**Prompt**
Omit all pictures and transcribe only the lines in the entries below that run from the line with "Recreate this image" through the line with "0.963, 0.975, 0.98, 0.99, 1.0, 1.0]".

**Data supplied**

-- Begin --

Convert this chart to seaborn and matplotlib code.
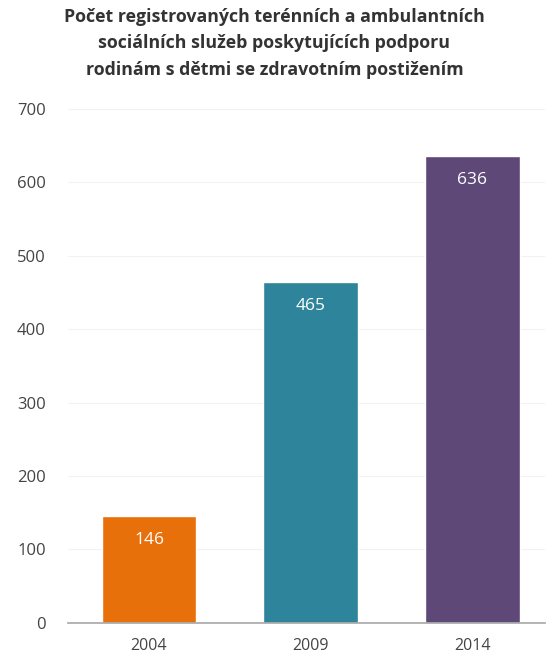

-- End --
-- Begin --

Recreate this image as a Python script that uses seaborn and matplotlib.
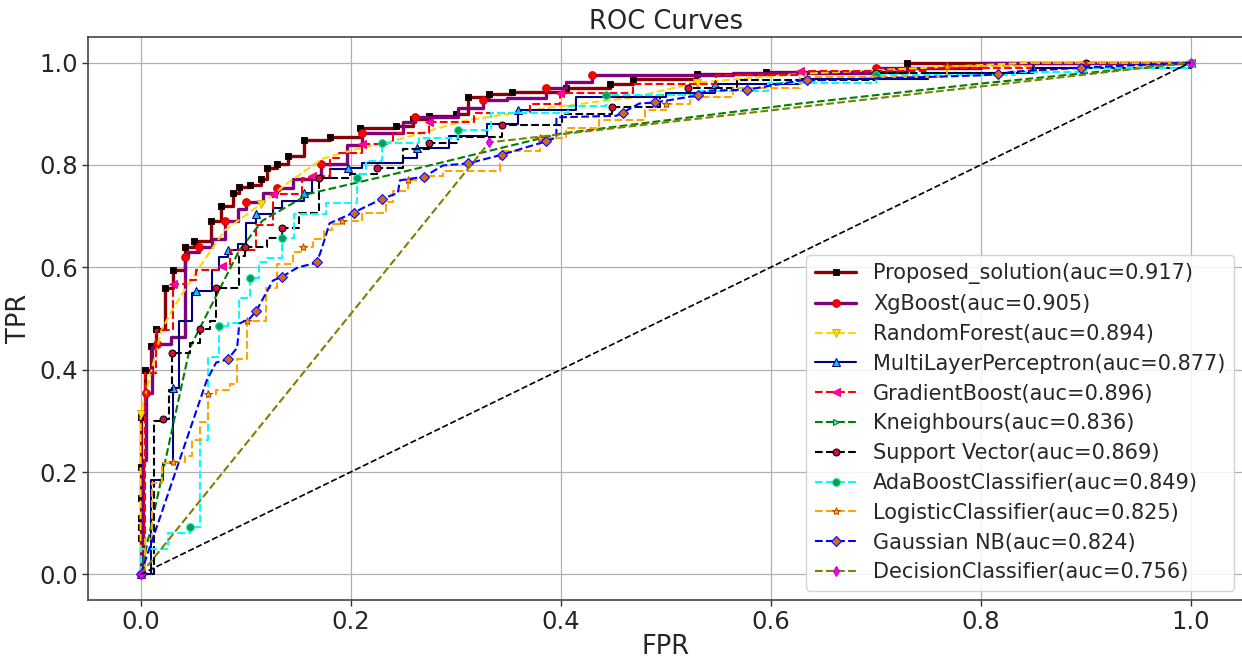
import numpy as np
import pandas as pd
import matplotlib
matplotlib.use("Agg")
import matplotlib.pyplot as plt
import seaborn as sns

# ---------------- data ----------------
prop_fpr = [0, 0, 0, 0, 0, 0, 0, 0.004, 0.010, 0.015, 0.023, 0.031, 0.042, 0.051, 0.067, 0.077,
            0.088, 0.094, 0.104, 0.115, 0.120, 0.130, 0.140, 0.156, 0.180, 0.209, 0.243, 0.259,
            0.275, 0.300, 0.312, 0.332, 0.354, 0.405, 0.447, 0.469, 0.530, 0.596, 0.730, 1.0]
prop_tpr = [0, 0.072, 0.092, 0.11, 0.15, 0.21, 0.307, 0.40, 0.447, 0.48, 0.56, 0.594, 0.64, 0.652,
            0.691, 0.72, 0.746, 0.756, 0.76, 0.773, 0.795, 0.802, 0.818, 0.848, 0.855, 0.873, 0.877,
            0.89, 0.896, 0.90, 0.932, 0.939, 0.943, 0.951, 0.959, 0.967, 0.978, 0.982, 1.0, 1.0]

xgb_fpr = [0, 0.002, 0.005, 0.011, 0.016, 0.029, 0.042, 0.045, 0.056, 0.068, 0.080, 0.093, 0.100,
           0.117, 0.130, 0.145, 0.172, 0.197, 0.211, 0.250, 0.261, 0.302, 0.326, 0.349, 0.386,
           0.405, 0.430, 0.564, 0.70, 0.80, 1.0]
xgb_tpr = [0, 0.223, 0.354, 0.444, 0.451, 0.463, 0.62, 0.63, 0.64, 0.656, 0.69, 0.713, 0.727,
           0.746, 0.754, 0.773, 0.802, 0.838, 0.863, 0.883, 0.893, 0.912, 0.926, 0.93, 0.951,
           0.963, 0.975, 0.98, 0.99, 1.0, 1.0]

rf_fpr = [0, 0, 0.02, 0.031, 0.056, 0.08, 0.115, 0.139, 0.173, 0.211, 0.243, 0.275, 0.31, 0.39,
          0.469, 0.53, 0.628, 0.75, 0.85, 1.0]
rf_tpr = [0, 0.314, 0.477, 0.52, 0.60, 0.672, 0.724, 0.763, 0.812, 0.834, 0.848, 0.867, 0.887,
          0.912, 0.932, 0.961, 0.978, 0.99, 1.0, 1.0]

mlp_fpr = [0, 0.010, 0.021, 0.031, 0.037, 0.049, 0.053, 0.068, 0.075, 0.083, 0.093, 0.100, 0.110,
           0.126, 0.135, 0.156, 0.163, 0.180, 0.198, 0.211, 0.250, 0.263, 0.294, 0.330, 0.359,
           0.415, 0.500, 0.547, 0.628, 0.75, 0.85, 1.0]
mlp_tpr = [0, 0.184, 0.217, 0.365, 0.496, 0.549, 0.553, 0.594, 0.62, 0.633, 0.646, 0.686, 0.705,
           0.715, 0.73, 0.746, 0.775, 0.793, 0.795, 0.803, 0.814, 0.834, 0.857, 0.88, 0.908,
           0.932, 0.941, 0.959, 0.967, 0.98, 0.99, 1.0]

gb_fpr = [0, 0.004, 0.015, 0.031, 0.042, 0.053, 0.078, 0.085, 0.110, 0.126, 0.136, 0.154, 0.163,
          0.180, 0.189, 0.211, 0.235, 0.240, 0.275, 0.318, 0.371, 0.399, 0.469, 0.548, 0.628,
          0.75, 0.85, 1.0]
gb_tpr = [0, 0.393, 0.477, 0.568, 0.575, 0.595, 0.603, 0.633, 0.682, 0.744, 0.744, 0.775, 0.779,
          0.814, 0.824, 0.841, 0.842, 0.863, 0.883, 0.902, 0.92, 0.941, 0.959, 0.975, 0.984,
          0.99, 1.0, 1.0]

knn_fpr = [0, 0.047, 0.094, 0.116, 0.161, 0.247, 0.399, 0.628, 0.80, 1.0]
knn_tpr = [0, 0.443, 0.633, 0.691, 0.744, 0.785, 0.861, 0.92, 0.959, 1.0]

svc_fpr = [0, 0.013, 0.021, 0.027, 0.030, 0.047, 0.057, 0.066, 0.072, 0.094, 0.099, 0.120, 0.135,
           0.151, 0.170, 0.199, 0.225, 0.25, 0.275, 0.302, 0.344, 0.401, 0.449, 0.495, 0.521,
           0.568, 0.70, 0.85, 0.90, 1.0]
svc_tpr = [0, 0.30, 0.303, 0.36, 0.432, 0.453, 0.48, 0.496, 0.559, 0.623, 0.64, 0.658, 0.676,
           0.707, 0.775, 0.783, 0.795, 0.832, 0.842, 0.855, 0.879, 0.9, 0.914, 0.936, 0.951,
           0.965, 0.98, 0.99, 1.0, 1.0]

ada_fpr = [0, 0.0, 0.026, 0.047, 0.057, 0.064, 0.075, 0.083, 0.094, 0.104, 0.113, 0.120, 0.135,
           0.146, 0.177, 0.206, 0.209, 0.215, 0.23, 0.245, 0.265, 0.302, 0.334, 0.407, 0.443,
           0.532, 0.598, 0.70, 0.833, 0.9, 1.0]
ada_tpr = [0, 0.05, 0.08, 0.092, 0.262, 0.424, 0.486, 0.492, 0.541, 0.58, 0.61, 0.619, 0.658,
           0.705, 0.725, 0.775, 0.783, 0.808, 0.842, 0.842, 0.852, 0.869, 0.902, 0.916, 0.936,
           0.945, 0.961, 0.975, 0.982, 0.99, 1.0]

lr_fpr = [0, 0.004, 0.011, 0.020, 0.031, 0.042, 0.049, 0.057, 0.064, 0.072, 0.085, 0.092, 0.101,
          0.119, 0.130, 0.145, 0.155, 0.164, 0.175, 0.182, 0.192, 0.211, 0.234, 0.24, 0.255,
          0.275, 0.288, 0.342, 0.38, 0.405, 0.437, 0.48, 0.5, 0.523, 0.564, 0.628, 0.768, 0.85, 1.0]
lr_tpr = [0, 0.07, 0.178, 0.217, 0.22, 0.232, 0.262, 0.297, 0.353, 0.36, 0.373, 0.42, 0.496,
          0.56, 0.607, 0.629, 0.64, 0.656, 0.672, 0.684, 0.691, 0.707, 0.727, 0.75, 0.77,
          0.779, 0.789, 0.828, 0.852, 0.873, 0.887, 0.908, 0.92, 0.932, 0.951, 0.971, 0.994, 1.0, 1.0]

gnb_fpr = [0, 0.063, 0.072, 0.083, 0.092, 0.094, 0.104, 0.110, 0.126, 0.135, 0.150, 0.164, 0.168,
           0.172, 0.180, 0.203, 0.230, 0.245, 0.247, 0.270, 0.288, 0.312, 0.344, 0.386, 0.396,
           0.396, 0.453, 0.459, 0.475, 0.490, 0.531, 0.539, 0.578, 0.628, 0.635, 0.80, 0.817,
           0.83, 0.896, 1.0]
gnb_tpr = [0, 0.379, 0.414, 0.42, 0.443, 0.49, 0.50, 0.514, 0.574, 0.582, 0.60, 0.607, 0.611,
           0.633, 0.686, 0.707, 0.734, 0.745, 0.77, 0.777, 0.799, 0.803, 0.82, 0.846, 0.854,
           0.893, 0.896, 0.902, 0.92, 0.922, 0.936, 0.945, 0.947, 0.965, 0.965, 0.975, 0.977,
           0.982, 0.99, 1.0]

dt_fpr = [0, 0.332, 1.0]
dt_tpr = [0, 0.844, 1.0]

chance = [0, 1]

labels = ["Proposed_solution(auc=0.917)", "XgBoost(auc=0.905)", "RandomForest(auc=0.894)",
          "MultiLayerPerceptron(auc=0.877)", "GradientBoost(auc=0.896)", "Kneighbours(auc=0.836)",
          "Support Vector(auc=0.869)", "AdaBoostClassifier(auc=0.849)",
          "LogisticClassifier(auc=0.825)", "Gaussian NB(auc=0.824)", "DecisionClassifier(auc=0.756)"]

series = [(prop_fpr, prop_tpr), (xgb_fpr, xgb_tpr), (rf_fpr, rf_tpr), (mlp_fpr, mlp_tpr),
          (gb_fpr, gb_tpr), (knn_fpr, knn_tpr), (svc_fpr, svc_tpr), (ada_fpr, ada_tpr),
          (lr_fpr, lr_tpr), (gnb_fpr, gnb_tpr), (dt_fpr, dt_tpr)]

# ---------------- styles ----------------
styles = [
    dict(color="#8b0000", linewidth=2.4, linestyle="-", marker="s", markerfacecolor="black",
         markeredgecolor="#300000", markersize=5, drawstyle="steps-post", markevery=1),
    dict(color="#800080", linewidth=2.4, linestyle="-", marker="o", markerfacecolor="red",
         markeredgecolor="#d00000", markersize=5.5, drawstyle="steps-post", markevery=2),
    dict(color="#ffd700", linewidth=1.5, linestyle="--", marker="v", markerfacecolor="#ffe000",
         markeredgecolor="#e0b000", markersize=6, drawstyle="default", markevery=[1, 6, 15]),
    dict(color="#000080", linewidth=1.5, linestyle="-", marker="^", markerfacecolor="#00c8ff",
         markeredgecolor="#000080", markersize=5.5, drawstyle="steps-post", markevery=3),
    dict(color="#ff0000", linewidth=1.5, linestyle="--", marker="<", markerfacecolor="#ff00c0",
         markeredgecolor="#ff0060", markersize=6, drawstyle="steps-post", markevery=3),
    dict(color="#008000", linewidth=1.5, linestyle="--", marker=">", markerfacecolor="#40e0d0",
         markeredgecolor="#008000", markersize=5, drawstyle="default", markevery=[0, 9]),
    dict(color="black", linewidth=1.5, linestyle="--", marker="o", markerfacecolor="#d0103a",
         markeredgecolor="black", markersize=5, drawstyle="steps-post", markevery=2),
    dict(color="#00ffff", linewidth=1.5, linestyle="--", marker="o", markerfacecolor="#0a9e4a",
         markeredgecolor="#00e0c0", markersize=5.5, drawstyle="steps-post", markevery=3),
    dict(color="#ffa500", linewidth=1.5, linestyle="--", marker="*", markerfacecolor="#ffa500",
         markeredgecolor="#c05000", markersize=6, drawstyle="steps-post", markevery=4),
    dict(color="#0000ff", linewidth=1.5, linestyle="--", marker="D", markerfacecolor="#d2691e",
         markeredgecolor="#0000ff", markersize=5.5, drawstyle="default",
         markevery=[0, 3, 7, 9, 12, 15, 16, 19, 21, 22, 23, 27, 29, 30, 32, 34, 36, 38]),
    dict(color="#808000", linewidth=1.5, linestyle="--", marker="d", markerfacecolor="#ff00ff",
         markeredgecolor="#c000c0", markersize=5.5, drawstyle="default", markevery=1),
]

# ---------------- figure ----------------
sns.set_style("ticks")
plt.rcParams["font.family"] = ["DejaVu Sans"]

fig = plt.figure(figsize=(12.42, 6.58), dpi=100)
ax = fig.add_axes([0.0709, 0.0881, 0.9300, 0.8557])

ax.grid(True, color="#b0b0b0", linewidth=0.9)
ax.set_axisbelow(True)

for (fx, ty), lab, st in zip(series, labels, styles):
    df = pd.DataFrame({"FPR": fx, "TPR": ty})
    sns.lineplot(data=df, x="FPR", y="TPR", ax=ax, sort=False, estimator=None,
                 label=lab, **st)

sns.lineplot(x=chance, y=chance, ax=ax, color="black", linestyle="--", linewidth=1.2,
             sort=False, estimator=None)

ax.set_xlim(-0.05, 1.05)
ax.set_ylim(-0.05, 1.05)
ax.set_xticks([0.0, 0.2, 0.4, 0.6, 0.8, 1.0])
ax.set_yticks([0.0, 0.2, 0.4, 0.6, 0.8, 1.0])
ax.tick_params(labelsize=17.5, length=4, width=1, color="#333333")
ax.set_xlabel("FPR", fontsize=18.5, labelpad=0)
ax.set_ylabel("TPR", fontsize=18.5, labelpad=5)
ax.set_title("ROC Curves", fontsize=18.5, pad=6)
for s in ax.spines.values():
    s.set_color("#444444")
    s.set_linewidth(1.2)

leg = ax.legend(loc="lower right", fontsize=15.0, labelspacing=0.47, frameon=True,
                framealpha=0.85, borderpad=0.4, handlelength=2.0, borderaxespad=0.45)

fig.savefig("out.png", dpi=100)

-- End --

**Worked solution**
Recreate this image as a Python script that uses seaborn and matplotlib.
import numpy as np
import pandas as pd
import matplotlib
matplotlib.use("Agg")
import matplotlib.pyplot as plt
import seaborn as sns

# ---------------- data ----------------
prop_fpr = [0, 0, 0, 0, 0, 0, 0, 0.004, 0.010, 0.015, 0.023, 0.031, 0.042, 0.051, 0.067, 0.077,
            0.088, 0.094, 0.104, 0.115, 0.120, 0.130, 0.140, 0.156, 0.180, 0.209, 0.243, 0.259,
            0.275, 0.300, 0.312, 0.332, 0.354, 0.405, 0.447, 0.469, 0.530, 0.596, 0.730, 1.0]
prop_tpr = [0, 0.072, 0.092, 0.11, 0.15, 0.21, 0.307, 0.40, 0.447, 0.48, 0.56, 0.594, 0.64, 0.652,
            0.691, 0.72, 0.746, 0.756, 0.76, 0.773, 0.795, 0.802, 0.818, 0.848, 0.855, 0.873, 0.877,
            0.89, 0.896, 0.90, 0.932, 0.939, 0.943, 0.951, 0.959, 0.967, 0.978, 0.982, 1.0, 1.0]

xgb_fpr = [0, 0.002, 0.005, 0.011, 0.016, 0.029, 0.042, 0.045, 0.056, 0.068, 0.080, 0.093, 0.100,
           0.117, 0.130, 0.145, 0.172, 0.197, 0.211, 0.250, 0.261, 0.302, 0.326, 0.349, 0.386,
           0.405, 0.430, 0.564, 0.70, 0.80, 1.0]
xgb_tpr = [0, 0.223, 0.354, 0.444, 0.451, 0.463, 0.62, 0.63, 0.64, 0.656, 0.69, 0.713, 0.727,
           0.746, 0.754, 0.773, 0.802, 0.838, 0.863, 0.883, 0.893, 0.912, 0.926, 0.93, 0.951,
           0.963, 0.975, 0.98, 0.99, 1.0, 1.0]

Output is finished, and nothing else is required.